## EXERCISE GOAL
Your task is to repeat the lines below exactly, excluding any pictures they contain.

## DATA EXTRACT
----

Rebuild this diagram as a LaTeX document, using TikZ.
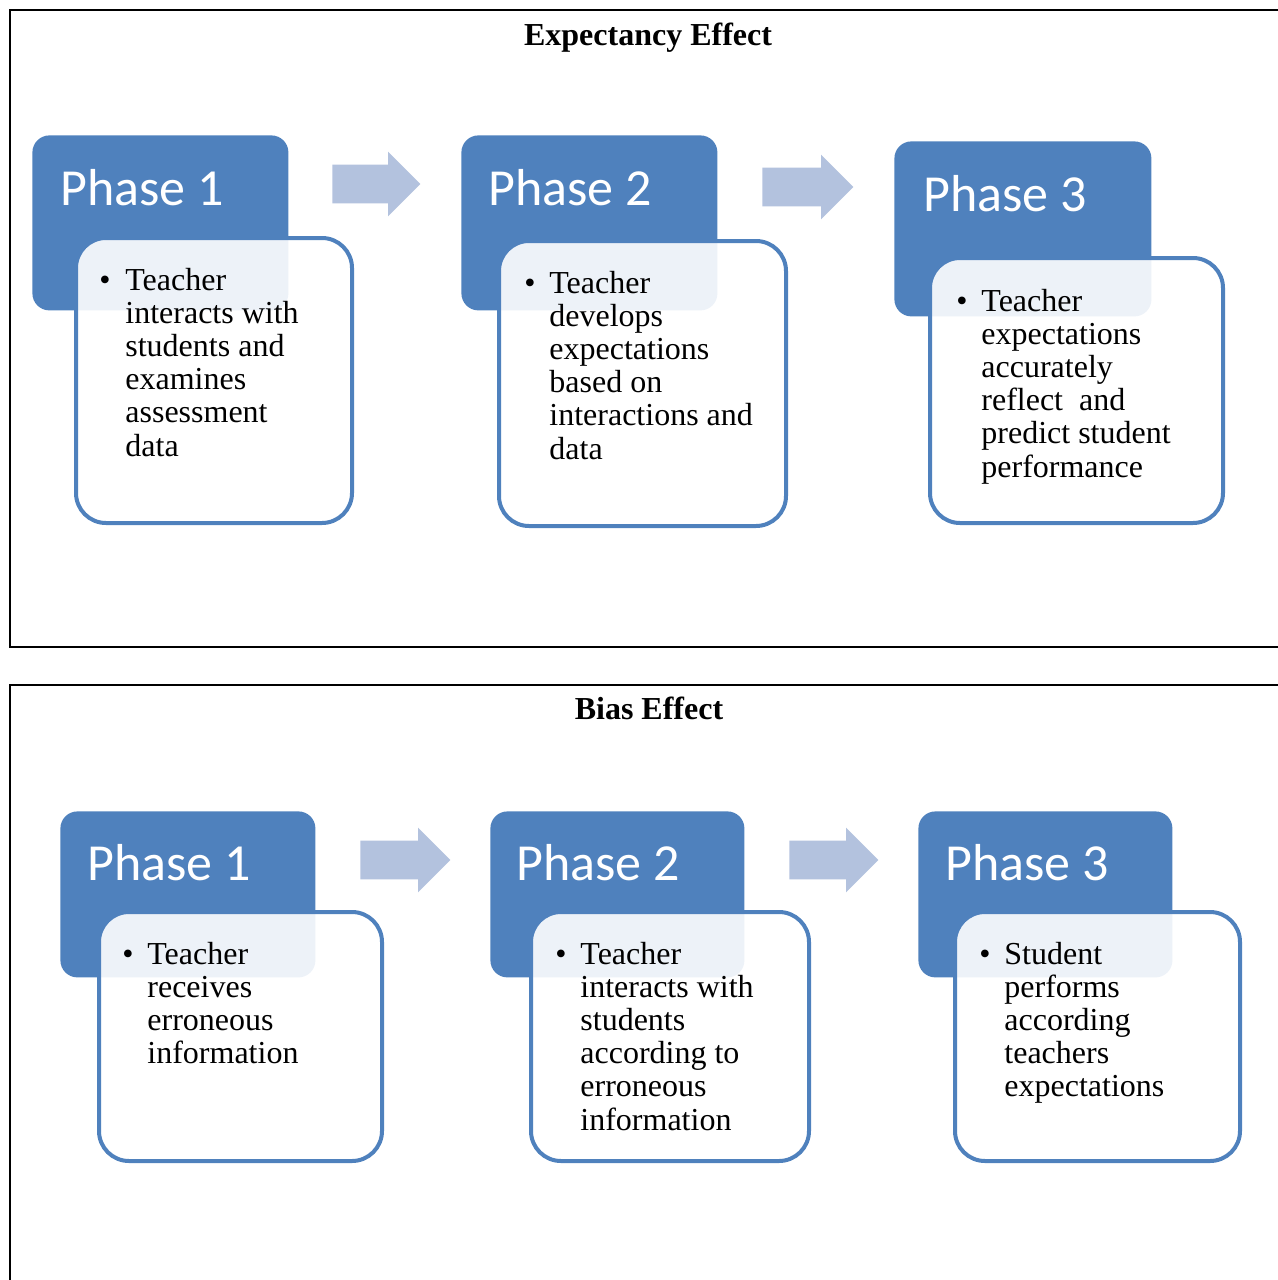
\documentclass[tikz,border=0pt]{standalone}
\usepackage{fontspec}
\setmainfont{Liberation Serif}
\newfontfamily\phasefont{Carlito}
\usetikzlibrary{shapes.arrows}

\definecolor{phaseblue}{RGB}{79,129,189}
\definecolor{arrowblue}{RGB}{179,194,222}

\tikzset{
  phasebox/.style={fill=phaseblue, rounded corners=8.5pt, anchor=north west, inner sep=0pt},
  phasetitle/.style={text=white, font=\phasefont\fontsize{26}{30}\selectfont, anchor=base west, inner sep=0pt},
  infobox/.style={draw=phaseblue, line width=2pt, fill=white, fill opacity=0.9, rounded corners=15pt, anchor=north west, inner sep=0pt},
  infotext/.style={font=\fontsize{16}{16.6}\selectfont, anchor=base west, inner sep=0pt},
  bulletmark/.style={font=\fontsize{16}{16.6}\selectfont, anchor=base, inner sep=0pt},
  flowarrow/.style={single arrow, fill=arrowblue, minimum height=44pt, minimum width=32pt, single arrow head extend=6.5pt, inner xsep=0pt, inner ysep=9.5pt, anchor=tail},
  heading/.style={font=\bfseries\fontsize{16}{19}\selectfont, anchor=base, inner sep=0pt}
}

\begin{document}
\begin{tikzpicture}[x=0.5pt,y=-0.5pt]
\useasboundingbox (0,0) rectangle (1278,1280);

\draw[line width=1pt] (10,10) rectangle (1300,647);
\draw[line width=1pt] (10,685) rectangle (1300,1300);

\node[heading] (expect) at (648,45) {Expectancy Effect};
\node[heading] (bias) at (649,719) {Bias Effect};

% expectancy effect
\node[phasebox, minimum width=128pt, minimum height=87.5pt] (ep1) at (32,135) {};
\node[phasetitle] (ept1) at (60,205) {Phase 1};
\node[infobox, minimum width=138pt, minimum height=142.5pt] (eb1) at (74,236) {};
\node[bulletmark] (eu1) at (105,290) {\textbullet};
\node[infotext] (ex1) at (125,290) {\begin{tabular}[t]{@{}l@{}}Teacher\\interacts with\\students and\\examines\\assessment\\data\end{tabular}};

\node[phasebox, minimum width=128pt, minimum height=87.5pt] (ep2) at (461,135) {};
\node[phasetitle] (ept2) at (488,205) {Phase 2};
\node[infobox, minimum width=143.5pt, minimum height=142.5pt] (eb2) at (497,239) {};
\node[bulletmark] (eu2) at (530,293) {\textbullet};
\node[infotext] (ex2) at (549,293) {\begin{tabular}[t]{@{}l@{}}Teacher\\develops\\expectations\\based on\\interactions and\\data\end{tabular}};

\node[phasebox, minimum width=128.5pt, minimum height=87.5pt] (ep3) at (894,141) {};
\node[phasetitle] (ept3) at (923,211) {Phase 3};
\node[infobox, minimum width=146.5pt, minimum height=132.5pt] (eb3) at (928,256) {};
\node[bulletmark] (eu3) at (962,311) {\textbullet};
\node[infotext] (ex3) at (981,311) {\begin{tabular}[t]{@{}l@{}}Teacher\\expectations\\accurately\\reflect\ \ and\\predict student\\performance\end{tabular}};

\node[flowarrow] (ea1) at (332,184) {};
\node[flowarrow, minimum height=45.5pt] (ea2) at (762,187) {};

% bias effect
\node[phasebox, minimum width=127.5pt, minimum height=83pt] (bp1) at (60,811) {};
\node[phasetitle] (bpt1) at (87,880) {Phase 1};
\node[infobox, minimum width=141.5pt, minimum height=124.5pt] (bb1) at (97,910) {};
\node[bulletmark] (bu1) at (128,964) {\textbullet};
\node[infotext] (bx1) at (147,964) {\begin{tabular}[t]{@{}l@{}}Teacher\\receives\\erroneous\\information\end{tabular}};

\node[phasebox, minimum width=127pt, minimum height=83pt] (bp2) at (490,811) {};
\node[phasetitle] (bpt2) at (516,880) {Phase 2};
\node[infobox, minimum width=139pt, minimum height=124.5pt] (bb2) at (529,910) {};
\node[bulletmark] (bu2) at (561,964) {\textbullet};
\node[infotext] (bx2) at (580,964) {\begin{tabular}[t]{@{}l@{}}Teacher\\interacts with\\students\\according to\\erroneous\\information\end{tabular}};

\node[phasebox, minimum width=127pt, minimum height=83pt] (bp3) at (918,811) {};
\node[phasetitle] (bpt3) at (945,880) {Phase 3};
\node[infobox, minimum width=142.5pt, minimum height=124.5pt] (bb3) at (953,910) {};
\node[bulletmark] (bu3) at (985,964) {\textbullet};
\node[infotext] (bx3) at (1004,964) {\begin{tabular}[t]{@{}l@{}}Student\\performs\\according\\teachers\\expectations\end{tabular}};

\node[flowarrow, minimum height=45pt] (ba1) at (360,860) {};
\node[flowarrow, minimum height=44.5pt] (ba2) at (789,860) {};
\end{tikzpicture}
\end{document}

----

## SOLUTION TO THE EXERCISE
Rebuild this diagram as a LaTeX document, using TikZ.
\documentclass[tikz,border=0pt]{standalone}
\usepackage{fontspec}
\setmainfont{Liberation Serif}
\newfontfamily\phasefont{Carlito}
\usetikzlibrary{shapes.arrows}

\definecolor{phaseblue}{RGB}{79,129,189}
\definecolor{arrowblue}{RGB}{179,194,222}

\tikzset{
  phasebox/.style={fill=phaseblue, rounded corners=8.5pt, anchor=north west, inner sep=0pt},
  phasetitle/.style={text=white, font=\phasefont\fontsize{26}{30}\selectfont, anchor=base west, inner sep=0pt},
  infobox/.style={draw=phaseblue, line width=2pt, fill=white, fill opacity=0.9, rounded corners=15pt, anchor=north west, inner sep=0pt},
  infotext/.style={font=\fontsize{16}{16.6}\selectfont, anchor=base west, inner sep=0pt},
  bulletmark/.style={font=\fontsize{16}{16.6}\selectfont, anchor=base, inner sep=0pt},
  flowarrow/.style={single arrow, fill=arrowblue, minimum height=44pt, minimum width=32pt, single arrow head extend=6.5pt, inner xsep=0pt, inner ysep=9.5pt, anchor=tail},
  heading/.style={font=\bfseries\fontsize{16}{19}\selectfont, anchor=base, inner sep=0pt}
}

\begin{document}
\begin{tikzpicture}[x=0.5pt,y=-0.5pt]
\useasboundingbox (0,0) rectangle (1278,1280);

\draw[line width=1pt] (10,10) rectangle (1300,647);
\draw[line width=1pt] (10,685) rectangle (1300,1300);

\node[heading] (expect) at (648,45) {Expectancy Effect};
\node[heading] (bias) at (649,719) {Bias Effect};

% expectancy effect
\node[phasebox, minimum width=128pt, minimum height=87.5pt] (ep1) at (32,135) {};
\node[phasetitle] (ept1) at (60,205) {Phase 1};
\node[infobox, minimum width=138pt, minimum height=142.5pt] (eb1) at (74,236) {};
\node[bulletmark] (eu1) at (105,290) {\textbullet};
\node[infotext] (ex1) at (125,290) {\begin{tabular}[t]{@{}l@{}}Teacher\\interacts with\\students and\\examines\\assessment\\data\end{tabular}};

\node[phasebox, minimum width=128pt, minimum height=87.5pt] (ep2) at (461,135) {};
\node[phasetitle] (ept2) at (488,205) {Phase 2};
\node[infobox, minimum width=143.5pt, minimum height=142.5pt] (eb2) at (497,239) {};
\node[bulletmark] (eu2) at (530,293) {\textbullet};
\node[infotext] (ex2) at (549,293) {\begin{tabular}[t]{@{}l@{}}Teacher\\develops\\expectations\\based on\\interactions and\\data\end{tabular}};

\node[phasebox, minimum width=128.5pt, minimum height=87.5pt] (ep3) at (894,141) {};
\node[phasetitle] (ept3) at (923,211) {Phase 3};
\node[infobox, minimum width=146.5pt, minimum height=132.5pt] (eb3) at (928,256) {};
\node[bulletmark] (eu3) at (962,311) {\textbullet};
\node[infotext] (ex3) at (981,311) {\begin{tabular}[t]{@{}l@{}}Teacher\\expectations\\accurately\\reflect\ \ and\\predict student\\performance\end{tabular}};

\node[flowarrow] (ea1) at (332,184) {};
\node[flowarrow, minimum height=45.5pt] (ea2) at (762,187) {};

% bias effect
\node[phasebox, minimum width=127.5pt, minimum height=83pt] (bp1) at (60,811) {};
\node[phasetitle] (bpt1) at (87,880) {Phase 1};
\node[infobox, minimum width=141.5pt, minimum height=124.5pt] (bb1) at (97,910) {};
\node[bulletmark] (bu1) at (128,964) {\textbullet};
\node[infotext] (bx1) at (147,964) {\begin{tabular}[t]{@{}l@{}}Teacher\\receives\\erroneous\\information\end{tabular}};

\node[phasebox, minimum width=127pt, minimum height=83pt] (bp2) at (490,811) {};
\node[phasetitle] (bpt2) at (516,880) {Phase 2};
\node[infobox, minimum width=139pt, minimum height=124.5pt] (bb2) at (529,910) {};
\node[bulletmark] (bu2) at (561,964) {\textbullet};
\node[infotext] (bx2) at (580,964) {\begin{tabular}[t]{@{}l@{}}Teacher\\interacts with\\students\\according to\\erroneous\\information\end{tabular}};

\node[phasebox, minimum width=127pt, minimum height=83pt] (bp3) at (918,811) {};
\node[phasetitle] (bpt3) at (945,880) {Phase 3};
\node[infobox, minimum width=142.5pt, minimum height=124.5pt] (bb3) at (953,910) {};
\node[bulletmark] (bu3) at (985,964) {\textbullet};
\node[infotext] (bx3) at (1004,964) {\begin{tabular}[t]{@{}l@{}}Student\\performs\\according\\teachers\\expectations\end{tabular}};

\node[flowarrow, minimum height=45pt] (ba1) at (360,860) {};
\node[flowarrow, minimum height=44.5pt] (ba2) at (789,860) {};
\end{tikzpicture}
\end{document}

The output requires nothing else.